Member of the National Council
- Incumbent
- Assumed office 5 March 2016

Personal details
- Born: 6 April 1982 (age 44) Nižný Hrabovec, Czechoslovakia
- Party: We Are Family
- Spouse: Adriana Pčolinská
- Relations: Vladimír Pčolinský (Brother)
- Alma mater: Comenius University

= Peter Pčolinský =

Slovak politician (born 1982)

Peter Pčolinský (born 6 April 1982) is a Slovak activist and politician. Since 2016, he has served as a member of the National Council and, since 2020, he has held the position of deputy speaker. He is one of the co-founders of the We are Family party.

== Early life ==
Pčolinský was born in 1982 in the village of Nižný Hrabovec, close to Vranov nad Topľou.

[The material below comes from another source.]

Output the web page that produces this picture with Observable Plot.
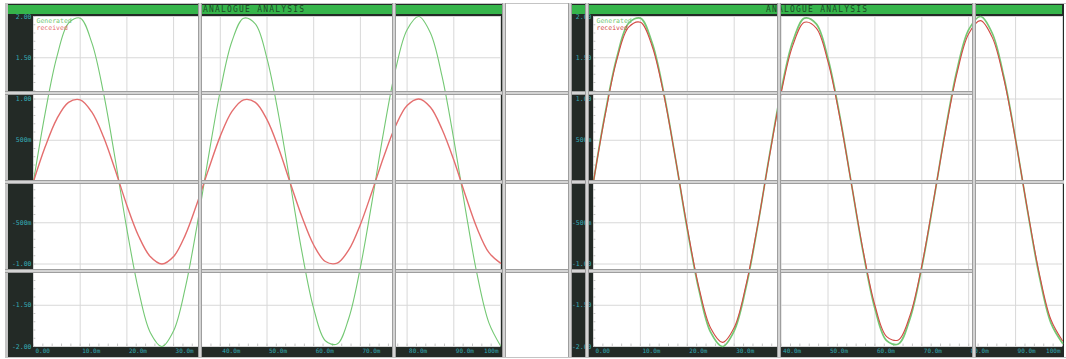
<!DOCTYPE html>
<html><head><meta charset="utf-8">
<script src="https://cdn.jsdelivr.net/npm/d3@7"></script>
<script src="https://cdn.jsdelivr.net/npm/@observablehq/plot@0.6"></script>
<style>
body{margin:0;background:#fff;}
#wrap{position:relative;width:1066px;height:359px;overflow:hidden;font-family:"DejaVu Sans Mono",monospace;}
.panel{position:absolute;top:4px;}
.bar{position:absolute;top:5px;height:9px;background:#36b54b;color:#1c4a25;font-size:8px;line-height:9px;letter-spacing:1.2px;white-space:nowrap;box-sizing:border-box;}
.vs{position:absolute;top:3px;height:354px;width:2px;background:#d4d4d4;border-left:1px solid #9e9e9e;border-right:1px solid #9e9e9e;}
.hs{position:absolute;height:2px;background:#d4d4d4;border-top:1px solid #9e9e9e;border-bottom:1px solid #9e9e9e;}
.ln{position:absolute;background:#c4c4c4;}
</style></head><body><div id="wrap"></div><script>
// sample times (ms)
const times = [0,2.5,5,7.5,10,12.5,15,17.5,20,22.5,25,27.5,30,32.5,35,37.5,40,42.5,45,47.5,50,52.5,55,57.5,60,62.5,65,67.5,70,72.5,75,77.5,80,82.5,85,87.5,90,92.5,95,97.5,100];
// left panel values
const leftGenerated = [0,0.83,1.51,1.92,1.98,1.68,1.07,0.27,-0.58,-1.32,-1.83,-2.00,-1.81,-1.29,-0.54,0.31,1.10,1.70,1.98,1.91,1.49,0.80,-0.03,-0.86,-1.54,-1.93,-1.97,-1.66,-1.04,-0.24,0.61,1.35,1.84,2.00,1.80,1.27,0.51,-0.34,-1.13,-1.71,-1.99];
const leftReceived = [0,0.42,0.76,0.96,0.99,0.84,0.54,0.14,-0.29,-0.66,-0.91,-1.00,-0.91,-0.65,-0.27,0.15,0.55,0.85,0.99,0.96,0.75,0.40,-0.02,-0.43,-0.77,-0.97,-0.99,-0.83,-0.52,-0.12,0.30,0.67,0.92,1.00,0.90,0.63,0.26,-0.17,-0.57,-0.86,-0.99];
// right panel values
const rightGenerated = [0,0.83,1.51,1.92,1.98,1.68,1.07,0.27,-0.58,-1.32,-1.83,-2.00,-1.81,-1.29,-0.54,0.31,1.10,1.70,1.98,1.91,1.49,0.80,-0.03,-0.86,-1.54,-1.93,-1.97,-1.66,-1.04,-0.24,0.61,1.35,1.84,2.00,1.80,1.27,0.51,-0.34,-1.13,-1.71,-1.96];
const rightReceived = [0,0.81,1.48,1.87,1.93,1.64,1.05,0.27,-0.56,-1.29,-1.78,-1.95,-1.77,-1.26,-0.53,0.30,1.07,1.65,1.93,1.86,1.45,0.78,-0.03,-0.84,-1.50,-1.88,-1.92,-1.62,-1.02,-0.23,0.59,1.31,1.79,1.95,1.75,1.24,0.50,-0.33,-1.10,-1.67,-1.93];
// ticks
const xTicks = [0,10,20,30,40,50,60,70,80,90,100];
const xLabels = ["0.00","10.0m","20.0m","30.0m","40.0m","50.0m","60.0m","70.0m","80.0m","90.0m","100m"];
const yTicks = [2,1.5,1,0.5,0,-0.5,-1,-1.5,-2];
const yLabels = ["2.00","1.50","1.00","500m","","-500m","-1.00","-1.50","-2.00"];
const seriesNames = ["Generated","received"];
const title = "ANALOGUE ANALYSIS";

const GREEN = "#74c874", RED = "#e46e6e", RED2 = "#d24a44", CYAN = "#35aab4";
const xMap = new Map(xTicks.map((d,i)=>[d,xLabels[i]]));
const yMap = new Map(yTicks.map((d,i)=>[d,yLabels[i]]));
const xMinor = d3.range(0,101,2);
const yMinor = d3.range(-20,21,1).map(d=>d/10);

function panel(gen, rec, o){
  const g = times.map((t,i)=>({t, v: gen[i]}));
  const r = times.map((t,i)=>({t, v: rec[i]}));
  const xFirst = xTicks.slice(0, -1), xLast = xTicks.slice(-1);
  return Plot.plot({
    width: o.width, height: 353,
    marginTop: 12, marginBottom: 11, marginLeft: o.mL, marginRight: o.mR,
    style: {background: "#232a26", fontFamily: "DejaVu Sans Mono, monospace"},
    x: {domain: [0,100]},
    y: {domain: [-2,2]},
    marks: [
      Plot.frame({fill: "white"}),
      Plot.gridX(xTicks, {stroke: "#d8d8d8", strokeOpacity: 1}),
      Plot.gridY(yTicks, {stroke: "#d8d8d8", strokeOpacity: 1}),
      Plot.ruleY(yMinor, {x1: 0, x2: 0.5, stroke: "#c6c6c6"}),
      Plot.ruleX(xMinor, {y1: -2, y2: -1.97, stroke: "#c6c6c6"}),
      Plot.axisY(yTicks, {tickSize: 0, tickPadding: 2, fontSize: 6.5, color: CYAN, tickFormat: d => yMap.get(d), label: null}),
      Plot.axisX(xFirst, {tickSize: 0, tickPadding: 2.5, fontSize: 6, color: CYAN, textAnchor: "start", dx: 2, tickFormat: d => xMap.get(d), label: null}),
      Plot.axisX(xLast, {tickSize: 0, tickPadding: 2.5, fontSize: 6, color: CYAN, textAnchor: "end", dx: -2, tickFormat: d => xMap.get(d), label: null}),
      Plot.line(g, {x: "t", y: "v", stroke: GREEN, strokeWidth: o.gw, curve: "catmull-rom"}),
      Plot.line(r, {x: "t", y: "v", stroke: o.red, strokeWidth: o.rw, curve: "catmull-rom"}),
      Plot.text([seriesNames[0]], {frameAnchor: "top-left", textAnchor: "start", lineAnchor: "top", dx: 3, dy: 1.5, fill: GREEN, fontSize: 6.5}),
      Plot.text([seriesNames[1]], {frameAnchor: "top-left", textAnchor: "start", lineAnchor: "top", dx: 3, dy: 8.5, fill: o.red, fontSize: 6.5})
    ]
  });
}

const wrap = document.getElementById("wrap");
function add(el, css){ el.style.cssText += css; wrap.appendChild(el); return el; }
function div(cls, css, text){ const d = document.createElement("div"); d.className = cls; if (text) d.textContent = text; return add(d, css); }

// outer frame lines
div("ln", "left:5px;top:3px;width:1061px;height:1px;");
div("ln", "left:5px;top:3px;width:3px;height:354px;");
div("ln", "left:5px;top:357px;width:1061px;height:1px;");

const left = panel(leftGenerated, leftReceived, {width: 495, mL: 25, mR: 3, red: RED, gw: 1.1, rw: 1.4});
left.classList.add("panel"); add(left, "left:8px;");
const right = panel(rightGenerated, rightReceived, {width: 494, mL: 23, mR: 2, red: RED2, gw: 1.7, rw: 1.1});
right.classList.add("panel"); add(right, "left:570px;");

// title bars
div("bar", "left:8px;width:494px;padding-left:195px;", title);
div("bar", "left:569px;width:493px;padding-left:197px;", title);

// tile seams
[91,269].forEach(y => div("hs", `left:5px;top:${y}px;width:970px;`));
div("hs", "left:5px;top:180px;width:1059px;");
[198,392,502,568,585,777,972].forEach(x => div("vs", `left:${x}px;`));
</script></body></html>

He studied management at the Comenius University.

==Activism and political career==
Pčolinský served as an aide to the Interior Ministers Vladimír Palko and Daniel Lipšic.

In 2012, Pčolinský was one of the key organizers of the anti-corruption protests sparked by the Gorilla scandal. In 2015, he co-founded, with Milan Krajniak, the 300 Movement, named after the 300 Spartans who heroically fell in the Battle of Thermopylae. Later that year, Pčolinský, Krajniak and Boris Kollár took control of a minor political party called NÁŠ KRAJ (OUR REGION), despite objections from some party leaders and transformed it into the We are Family party.

Pčolinský was successfully elected to the parliament on the We are Family list in both the 2016 and 2020 Slovak parliamentary elections. In October 2020, he was elected Deputy Chairman of the National Council.

== Personal life ==
His brother, Vladimír Pčolinský, was the director of the Slovak Information Service from 2020 until his arrest for alleged bribery in 2021. Peter Pčolinský defended his brother following the arrest and blamed the interior affairs minister Roman Mikulec for plotting against him.

His sister in law, Adriana Pčolinská, is also a Sme Rodina MP.